start

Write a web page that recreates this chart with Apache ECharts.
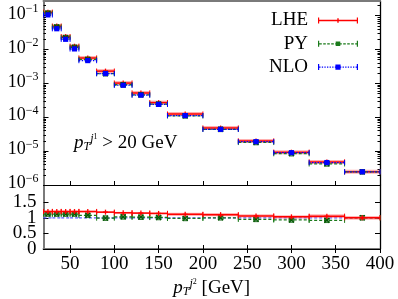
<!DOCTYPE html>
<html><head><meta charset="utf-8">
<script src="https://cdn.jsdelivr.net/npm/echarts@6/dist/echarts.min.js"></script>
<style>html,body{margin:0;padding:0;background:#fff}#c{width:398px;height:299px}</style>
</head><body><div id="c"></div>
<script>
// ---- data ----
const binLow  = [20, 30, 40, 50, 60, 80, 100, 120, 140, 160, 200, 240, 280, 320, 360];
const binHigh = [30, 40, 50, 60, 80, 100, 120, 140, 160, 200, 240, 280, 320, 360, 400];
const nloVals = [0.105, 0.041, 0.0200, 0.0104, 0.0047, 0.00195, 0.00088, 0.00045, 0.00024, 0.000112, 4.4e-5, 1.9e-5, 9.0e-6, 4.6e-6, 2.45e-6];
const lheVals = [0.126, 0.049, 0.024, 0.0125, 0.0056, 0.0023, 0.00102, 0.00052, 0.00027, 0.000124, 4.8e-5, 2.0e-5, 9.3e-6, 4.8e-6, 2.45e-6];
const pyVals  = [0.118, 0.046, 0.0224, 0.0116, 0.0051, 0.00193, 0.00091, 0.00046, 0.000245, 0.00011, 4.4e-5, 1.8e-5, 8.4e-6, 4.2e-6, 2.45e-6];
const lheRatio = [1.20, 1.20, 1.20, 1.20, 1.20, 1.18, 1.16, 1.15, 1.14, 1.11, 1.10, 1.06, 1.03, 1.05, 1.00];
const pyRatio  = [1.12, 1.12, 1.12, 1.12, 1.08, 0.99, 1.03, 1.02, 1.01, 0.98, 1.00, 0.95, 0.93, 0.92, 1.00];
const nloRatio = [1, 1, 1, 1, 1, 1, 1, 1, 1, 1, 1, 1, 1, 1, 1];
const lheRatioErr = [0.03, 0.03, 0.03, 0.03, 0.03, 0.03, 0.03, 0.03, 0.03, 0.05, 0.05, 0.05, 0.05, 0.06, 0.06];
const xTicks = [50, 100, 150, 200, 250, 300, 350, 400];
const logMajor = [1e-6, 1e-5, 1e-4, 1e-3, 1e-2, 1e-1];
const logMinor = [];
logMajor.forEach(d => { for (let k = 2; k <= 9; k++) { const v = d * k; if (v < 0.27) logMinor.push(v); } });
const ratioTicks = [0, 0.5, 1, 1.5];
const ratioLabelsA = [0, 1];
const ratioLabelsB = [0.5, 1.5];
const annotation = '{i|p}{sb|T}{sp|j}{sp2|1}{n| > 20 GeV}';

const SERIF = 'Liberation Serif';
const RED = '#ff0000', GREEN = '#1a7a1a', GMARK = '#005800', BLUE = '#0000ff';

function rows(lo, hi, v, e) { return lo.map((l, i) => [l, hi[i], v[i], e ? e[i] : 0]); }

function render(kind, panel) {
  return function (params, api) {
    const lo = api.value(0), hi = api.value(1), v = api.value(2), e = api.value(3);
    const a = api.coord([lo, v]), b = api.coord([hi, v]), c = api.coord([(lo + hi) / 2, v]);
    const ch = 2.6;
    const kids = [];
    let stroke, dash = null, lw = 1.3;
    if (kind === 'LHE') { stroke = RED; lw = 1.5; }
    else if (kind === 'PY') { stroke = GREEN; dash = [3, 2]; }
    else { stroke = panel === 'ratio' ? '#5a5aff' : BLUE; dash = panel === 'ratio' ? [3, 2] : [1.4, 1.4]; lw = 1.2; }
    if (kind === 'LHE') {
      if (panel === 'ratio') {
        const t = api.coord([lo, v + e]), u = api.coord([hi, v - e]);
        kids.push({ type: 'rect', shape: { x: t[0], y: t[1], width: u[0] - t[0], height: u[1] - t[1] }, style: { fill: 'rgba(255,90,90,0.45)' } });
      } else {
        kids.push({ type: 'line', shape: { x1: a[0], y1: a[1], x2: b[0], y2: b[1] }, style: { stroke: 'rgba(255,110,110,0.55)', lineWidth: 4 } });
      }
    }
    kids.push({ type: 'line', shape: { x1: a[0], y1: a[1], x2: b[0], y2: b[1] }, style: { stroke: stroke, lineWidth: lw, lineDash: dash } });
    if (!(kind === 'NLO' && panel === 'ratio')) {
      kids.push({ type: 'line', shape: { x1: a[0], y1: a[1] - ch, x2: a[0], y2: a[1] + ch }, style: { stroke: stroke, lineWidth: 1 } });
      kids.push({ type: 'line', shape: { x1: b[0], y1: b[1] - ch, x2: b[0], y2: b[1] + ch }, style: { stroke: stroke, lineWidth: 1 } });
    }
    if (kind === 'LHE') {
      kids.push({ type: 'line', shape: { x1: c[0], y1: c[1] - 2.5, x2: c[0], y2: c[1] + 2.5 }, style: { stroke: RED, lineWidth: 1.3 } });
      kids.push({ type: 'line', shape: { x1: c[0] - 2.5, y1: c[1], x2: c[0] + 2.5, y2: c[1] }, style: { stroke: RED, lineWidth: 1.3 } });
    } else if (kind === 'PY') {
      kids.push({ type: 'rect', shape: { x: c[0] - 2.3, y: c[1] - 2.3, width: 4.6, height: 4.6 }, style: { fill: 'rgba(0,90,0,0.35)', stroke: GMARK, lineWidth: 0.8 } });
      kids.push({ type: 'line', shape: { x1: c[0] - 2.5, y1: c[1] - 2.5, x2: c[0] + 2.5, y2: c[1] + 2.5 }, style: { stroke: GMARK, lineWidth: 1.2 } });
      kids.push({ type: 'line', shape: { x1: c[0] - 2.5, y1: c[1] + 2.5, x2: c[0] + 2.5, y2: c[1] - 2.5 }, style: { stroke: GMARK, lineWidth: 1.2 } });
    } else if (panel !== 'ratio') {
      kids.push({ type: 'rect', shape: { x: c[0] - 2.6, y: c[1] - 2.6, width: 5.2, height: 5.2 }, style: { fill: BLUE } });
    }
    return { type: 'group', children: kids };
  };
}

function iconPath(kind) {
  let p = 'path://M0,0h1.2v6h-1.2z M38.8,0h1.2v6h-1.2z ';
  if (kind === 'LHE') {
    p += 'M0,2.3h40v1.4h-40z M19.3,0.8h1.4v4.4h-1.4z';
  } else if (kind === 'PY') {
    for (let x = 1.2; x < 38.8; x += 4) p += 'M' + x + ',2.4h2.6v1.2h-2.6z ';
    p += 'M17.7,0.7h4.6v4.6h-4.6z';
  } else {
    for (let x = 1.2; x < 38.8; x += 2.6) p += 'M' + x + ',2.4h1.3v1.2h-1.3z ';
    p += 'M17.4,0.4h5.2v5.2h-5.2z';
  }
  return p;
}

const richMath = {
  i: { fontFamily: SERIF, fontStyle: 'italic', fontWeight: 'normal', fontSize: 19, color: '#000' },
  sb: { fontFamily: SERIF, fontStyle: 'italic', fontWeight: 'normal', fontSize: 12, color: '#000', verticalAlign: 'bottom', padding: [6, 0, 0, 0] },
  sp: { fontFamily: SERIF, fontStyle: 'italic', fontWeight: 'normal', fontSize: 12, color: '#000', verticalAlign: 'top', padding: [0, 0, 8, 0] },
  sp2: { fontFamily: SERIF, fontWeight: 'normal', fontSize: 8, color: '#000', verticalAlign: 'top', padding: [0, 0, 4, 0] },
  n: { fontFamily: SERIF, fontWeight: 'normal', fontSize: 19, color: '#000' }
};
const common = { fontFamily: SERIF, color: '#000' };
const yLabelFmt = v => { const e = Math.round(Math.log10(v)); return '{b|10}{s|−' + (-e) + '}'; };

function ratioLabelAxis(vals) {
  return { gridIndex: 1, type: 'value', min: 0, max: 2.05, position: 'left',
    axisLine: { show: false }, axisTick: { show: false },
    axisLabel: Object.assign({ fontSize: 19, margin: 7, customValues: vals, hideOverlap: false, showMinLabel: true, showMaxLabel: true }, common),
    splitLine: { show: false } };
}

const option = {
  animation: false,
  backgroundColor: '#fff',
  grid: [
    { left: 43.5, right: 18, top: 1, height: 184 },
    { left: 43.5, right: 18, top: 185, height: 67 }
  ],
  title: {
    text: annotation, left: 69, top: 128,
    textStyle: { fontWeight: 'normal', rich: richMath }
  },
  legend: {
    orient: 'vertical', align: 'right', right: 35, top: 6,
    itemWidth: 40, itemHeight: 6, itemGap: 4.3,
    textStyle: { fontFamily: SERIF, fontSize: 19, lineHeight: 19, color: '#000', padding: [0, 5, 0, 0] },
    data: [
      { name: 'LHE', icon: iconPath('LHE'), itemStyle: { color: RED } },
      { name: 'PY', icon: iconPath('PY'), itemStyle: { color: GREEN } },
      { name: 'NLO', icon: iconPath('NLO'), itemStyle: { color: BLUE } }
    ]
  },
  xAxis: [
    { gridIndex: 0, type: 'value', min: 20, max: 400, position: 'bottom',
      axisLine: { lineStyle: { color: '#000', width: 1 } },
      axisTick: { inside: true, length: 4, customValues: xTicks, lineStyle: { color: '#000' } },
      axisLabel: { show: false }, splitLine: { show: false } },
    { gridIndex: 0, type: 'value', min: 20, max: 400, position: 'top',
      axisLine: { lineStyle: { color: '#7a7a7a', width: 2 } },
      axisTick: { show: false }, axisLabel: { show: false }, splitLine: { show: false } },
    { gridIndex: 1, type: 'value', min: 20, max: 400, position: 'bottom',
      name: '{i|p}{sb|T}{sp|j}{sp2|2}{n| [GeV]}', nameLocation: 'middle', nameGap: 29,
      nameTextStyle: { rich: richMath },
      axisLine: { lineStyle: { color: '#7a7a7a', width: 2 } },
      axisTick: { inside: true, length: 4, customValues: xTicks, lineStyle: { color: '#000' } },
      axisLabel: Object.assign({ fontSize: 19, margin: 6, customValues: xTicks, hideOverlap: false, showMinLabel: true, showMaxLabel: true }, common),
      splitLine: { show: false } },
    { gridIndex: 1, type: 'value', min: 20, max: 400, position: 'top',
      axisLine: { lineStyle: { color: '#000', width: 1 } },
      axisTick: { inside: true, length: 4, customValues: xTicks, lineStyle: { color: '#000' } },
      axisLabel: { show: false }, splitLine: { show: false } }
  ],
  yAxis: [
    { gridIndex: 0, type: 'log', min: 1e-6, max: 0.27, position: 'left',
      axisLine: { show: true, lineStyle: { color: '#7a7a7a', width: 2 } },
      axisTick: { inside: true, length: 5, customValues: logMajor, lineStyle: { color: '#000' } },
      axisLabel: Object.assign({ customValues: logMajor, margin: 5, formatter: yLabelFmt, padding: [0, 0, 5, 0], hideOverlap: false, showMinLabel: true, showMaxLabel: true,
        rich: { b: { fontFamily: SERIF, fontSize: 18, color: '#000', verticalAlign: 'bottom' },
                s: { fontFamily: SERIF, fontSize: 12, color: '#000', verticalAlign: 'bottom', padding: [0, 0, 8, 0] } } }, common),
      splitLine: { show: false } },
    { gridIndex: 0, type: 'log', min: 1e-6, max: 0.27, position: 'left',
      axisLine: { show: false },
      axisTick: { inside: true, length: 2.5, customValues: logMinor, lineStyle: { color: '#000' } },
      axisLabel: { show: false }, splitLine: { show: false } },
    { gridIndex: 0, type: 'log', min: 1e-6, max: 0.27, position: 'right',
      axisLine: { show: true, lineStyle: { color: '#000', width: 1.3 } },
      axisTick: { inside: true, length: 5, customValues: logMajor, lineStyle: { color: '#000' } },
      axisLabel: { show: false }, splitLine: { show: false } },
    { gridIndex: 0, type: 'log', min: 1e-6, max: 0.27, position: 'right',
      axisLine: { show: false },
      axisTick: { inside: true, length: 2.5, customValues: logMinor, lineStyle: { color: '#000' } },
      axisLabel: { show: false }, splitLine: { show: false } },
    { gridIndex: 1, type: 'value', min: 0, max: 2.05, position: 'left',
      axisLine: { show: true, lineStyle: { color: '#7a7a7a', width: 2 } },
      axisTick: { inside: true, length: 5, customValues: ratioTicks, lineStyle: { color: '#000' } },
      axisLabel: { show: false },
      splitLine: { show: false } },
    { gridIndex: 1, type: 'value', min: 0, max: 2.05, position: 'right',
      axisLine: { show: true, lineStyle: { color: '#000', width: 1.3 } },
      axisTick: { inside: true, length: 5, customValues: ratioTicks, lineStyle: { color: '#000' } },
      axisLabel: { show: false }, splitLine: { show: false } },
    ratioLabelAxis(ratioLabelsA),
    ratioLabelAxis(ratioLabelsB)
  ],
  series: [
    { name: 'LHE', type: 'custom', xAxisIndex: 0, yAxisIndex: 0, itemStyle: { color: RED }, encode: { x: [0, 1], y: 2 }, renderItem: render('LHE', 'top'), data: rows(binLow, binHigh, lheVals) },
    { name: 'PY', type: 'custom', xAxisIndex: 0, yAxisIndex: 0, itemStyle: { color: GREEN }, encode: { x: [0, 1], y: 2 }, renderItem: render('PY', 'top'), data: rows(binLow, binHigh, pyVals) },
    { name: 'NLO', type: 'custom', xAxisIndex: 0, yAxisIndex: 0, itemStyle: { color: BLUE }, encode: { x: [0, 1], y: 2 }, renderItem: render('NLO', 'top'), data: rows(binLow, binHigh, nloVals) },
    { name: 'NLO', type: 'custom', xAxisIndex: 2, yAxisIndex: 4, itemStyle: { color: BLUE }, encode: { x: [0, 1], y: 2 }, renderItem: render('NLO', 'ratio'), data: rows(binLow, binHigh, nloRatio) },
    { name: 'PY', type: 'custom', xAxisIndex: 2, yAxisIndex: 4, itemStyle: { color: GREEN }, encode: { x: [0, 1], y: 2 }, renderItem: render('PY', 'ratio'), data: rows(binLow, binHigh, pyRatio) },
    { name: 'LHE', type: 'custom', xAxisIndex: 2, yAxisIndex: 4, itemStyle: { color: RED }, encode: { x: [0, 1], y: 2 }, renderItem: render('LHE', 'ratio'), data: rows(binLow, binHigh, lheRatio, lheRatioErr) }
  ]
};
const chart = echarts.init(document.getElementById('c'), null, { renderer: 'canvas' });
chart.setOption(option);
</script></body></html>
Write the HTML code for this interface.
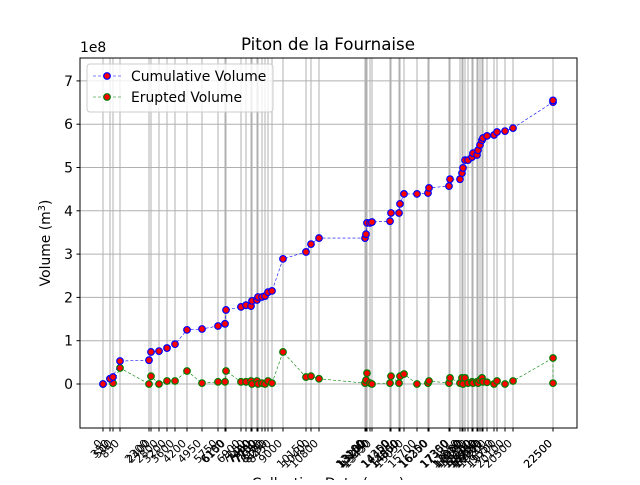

end

#### STATED PROBLEM
From the first line above through the line containing "function rows(lo, hi, v, e)", copy everything exactly, without the pictures.

#### RESPONSE BELOW
Write a web page that recreates this chart with Apache ECharts.
<!DOCTYPE html>
<html><head><meta charset="utf-8">
<script src="https://cdn.jsdelivr.net/npm/echarts@6/dist/echarts.min.js"></script>
<style>html,body{margin:0;padding:0;background:#fff}#c{width:398px;height:299px}</style>
</head><body><div id="c"></div>
<script>
// ---- data ----
const binLow  = [20, 30, 40, 50, 60, 80, 100, 120, 140, 160, 200, 240, 280, 320, 360];
const binHigh = [30, 40, 50, 60, 80, 100, 120, 140, 160, 200, 240, 280, 320, 360, 400];
const nloVals = [0.105, 0.041, 0.0200, 0.0104, 0.0047, 0.00195, 0.00088, 0.00045, 0.00024, 0.000112, 4.4e-5, 1.9e-5, 9.0e-6, 4.6e-6, 2.45e-6];
const lheVals = [0.126, 0.049, 0.024, 0.0125, 0.0056, 0.0023, 0.00102, 0.00052, 0.00027, 0.000124, 4.8e-5, 2.0e-5, 9.3e-6, 4.8e-6, 2.45e-6];
const pyVals  = [0.118, 0.046, 0.0224, 0.0116, 0.0051, 0.00193, 0.00091, 0.00046, 0.000245, 0.00011, 4.4e-5, 1.8e-5, 8.4e-6, 4.2e-6, 2.45e-6];
const lheRatio = [1.20, 1.20, 1.20, 1.20, 1.20, 1.18, 1.16, 1.15, 1.14, 1.11, 1.10, 1.06, 1.03, 1.05, 1.00];
const pyRatio  = [1.12, 1.12, 1.12, 1.12, 1.08, 0.99, 1.03, 1.02, 1.01, 0.98, 1.00, 0.95, 0.93, 0.92, 1.00];
const nloRatio = [1, 1, 1, 1, 1, 1, 1, 1, 1, 1, 1, 1, 1, 1, 1];
const lheRatioErr = [0.03, 0.03, 0.03, 0.03, 0.03, 0.03, 0.03, 0.03, 0.03, 0.05, 0.05, 0.05, 0.05, 0.06, 0.06];
const xTicks = [50, 100, 150, 200, 250, 300, 350, 400];
const logMajor = [1e-6, 1e-5, 1e-4, 1e-3, 1e-2, 1e-1];
const logMinor = [];
logMajor.forEach(d => { for (let k = 2; k <= 9; k++) { const v = d * k; if (v < 0.27) logMinor.push(v); } });
const ratioTicks = [0, 0.5, 1, 1.5];
const ratioLabelsA = [0, 1];
const ratioLabelsB = [0.5, 1.5];
const annotation = '{i|p}{sb|T}{sp|j}{sp2|1}{n| > 20 GeV}';

const SERIF = 'Liberation Serif';
const RED = '#ff0000', GREEN = '#1a7a1a', GMARK = '#005800', BLUE = '#0000ff';

function rows(lo, hi, v, e) { return lo.map((l, i) => [l, hi[i], v[i], e ? e[i] : 0]); }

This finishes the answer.